Segundo o MPF, em muitas unidades do Rio de Janeiro a carência de itens básicos, até mesmo de higiene, é considerado um fator que contribui para que as jovens privadas de liberdade se tornem vítimas desses crimes. Há relatos de agentes oferecendo lanches, cigarros e celular para contato com familiares em troca de relações sexuais.

Preocupam o MPF e as demais entidades a presença massiva de agentes de segurança do gênero masculino atuando nas unidades em contato com as adolescentes. A nota técnica defende a derrubada do veto ao Projeto de Lei 2131/2016, que prevê que a vigilância e a custódia das adolescentes seja exercida exclusivamente por agentes do gênero feminino. Aprovado pela Alerj em julho, o projeto foi vetado pelo governador Cláudio Castro.

As instituições também apontam a prática da “revista vexatória” como violência e assédio sexual. “Em 2015, duas leis fundamentais foram aprovadas no Rio de Janeiro para impedir sua prática contra familiares quando da visita ao Degase e à Seap.

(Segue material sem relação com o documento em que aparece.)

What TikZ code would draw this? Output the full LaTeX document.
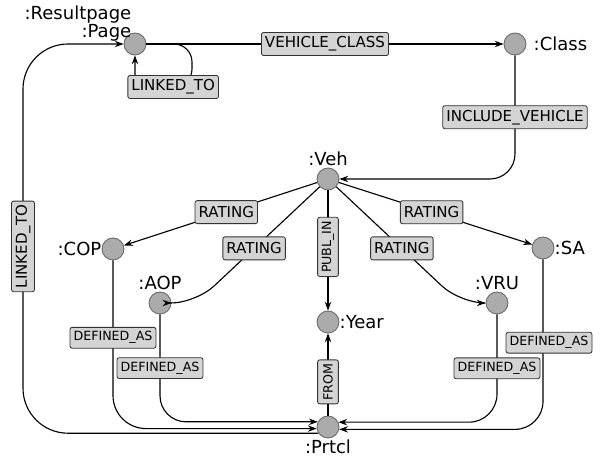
\documentclass[tikz,border=0pt]{standalone}
\usepackage{fontspec}
\setmainfont{DejaVu Sans}
\usetikzlibrary{arrows.meta}

\begin{document}
\begin{tikzpicture}[
    vert/.style={circle, draw=black!60, fill=black!33, line width=0.6pt, minimum size=0.55cm, inner sep=0pt},
    rel/.style={draw=black!80, fill=black!17, line width=0.6pt, rounded corners=1.5pt, inner xsep=2.5pt, inner ysep=0pt, minimum height=0.575cm, font=\fontsize{10.7}{12}\selectfont},
    relsm/.style={rel, minimum height=0.52cm, font=\fontsize{9}{10}\selectfont},
    link/.style={-{Stealth[length=2.2mm,width=1.6mm]}, line width=0.8pt},
    every label/.style={font=\fontsize{12.8}{14}\selectfont, inner sep=1pt}
  ]
    \useasboundingbox (0,0) rectangle (15.125,11.55);
    \node[vert, label={[align=right, xshift=0.15cm, yshift=-0.18cm, font=\fontsize{12.8}{11.5}\selectfont]north west:{:Resultpage\\:Page}}] (page) at (3.375,10.45) {};
    \node[vert, label={[label distance=4pt]east:{:Class}}] (cls) at (12.875,10.45) {};
    \node[vert, label={above:{:Veh}}] (veh) at (8.2,7.075) {};
    \node[vert, label={[inner sep=0pt]west:{:COP}}] (cop) at (2.825,5.325) {};
    \node[vert, label={above:{:AOP}}] (aop) at (4.0,3.975) {};
    \node[vert, label={[inner sep=0pt]east:{:Year}}] (year) at (8.2,3.5) {};
    \node[vert, label={above:{:VRU}}] (vru) at (12.425,3.975) {};
    \node[vert, label={[inner sep=0pt]east:{:SA}}] (sa) at (13.575,5.35) {};
    \node[vert, label={below:{:Prtcl}}] (prtcl) at (8.2,0.875) {};

    \draw[link] (page) -- node[rel]{VEHICLE\_CLASS} (cls);
    \draw[link] (page.east) [rounded corners=0.45cm] -| (4.8,9.375) [sharp corners] -- node[rel, pos=0.33]{LINKED\_TO} (3.375,9.375) -- (page.south);
    \draw[link, rounded corners=0.625cm] (cls) |- node[rel, pos=0.25]{INCLUDE\_VEHICLE} (veh);
    \draw[link] (veh) -- node[rel, pos=0.47]{RATING} (cop);
    \draw[link, rounded corners=0.625cm] (veh) -- node[rel, pos=0.53]{RATING} (4.9,3.975) -- (aop);
    \draw[link] (veh) -- node[relsm, rotate=90, pos=0.47]{PUBL\_IN} (year);
    \draw[link, rounded corners=0.625cm] (veh) -- node[rel, pos=0.53]{RATING} (11.5,3.975) -- (vru);
    \draw[link] (veh) -- node[rel, pos=0.48]{RATING} (sa);
    \draw[link] (prtcl) -- node[relsm, rotate=90, pos=0.41]{FROM} (year);
    \draw[link, rounded corners=0.825cm] (cop) |- node[relsm, pos=0.23]{DEFINED\_AS} (prtcl.188);
    \draw[link, rounded corners=0.65cm] (aop) |- node[relsm, pos=0.25]{DEFINED\_AS} (prtcl.153);
    \draw[link, rounded corners=0.7cm] (vru) |- node[relsm, pos=0.25]{DEFINED\_AS} (prtcl.25);
    \draw[link, rounded corners=0.7cm] (sa) |- node[relsm, pos=0.245, xshift=0.15cm]{DEFINED\_AS} (prtcl.348);
    \draw[link, rounded corners=1.125cm] (prtcl.213) -| node[rel, rotate=90, pos=0.74]{LINKED\_TO} (0.575,10.45) -- (page);
\end{tikzpicture}
\end{document}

Mesmo com esta proibição, ainda existem relatos sobre a manutenção de sua ocorrência de forma pontual em algumas unidades de ambos os sistemas”, registra a nota técnica.

Em 2019, outro relatório do Mecanismo Estadual de Prevenção e Combate a Tortura registrou que situações degradantes na Penitenciária Talavera Bruce, no Complexo de Gericinó, na zona oeste do Rio de Janeiro. Segundo o documento, as presas eram submetidas de modo coletivo a procedimentos de revista íntima que causavam profunda sensação de humilhação e violência.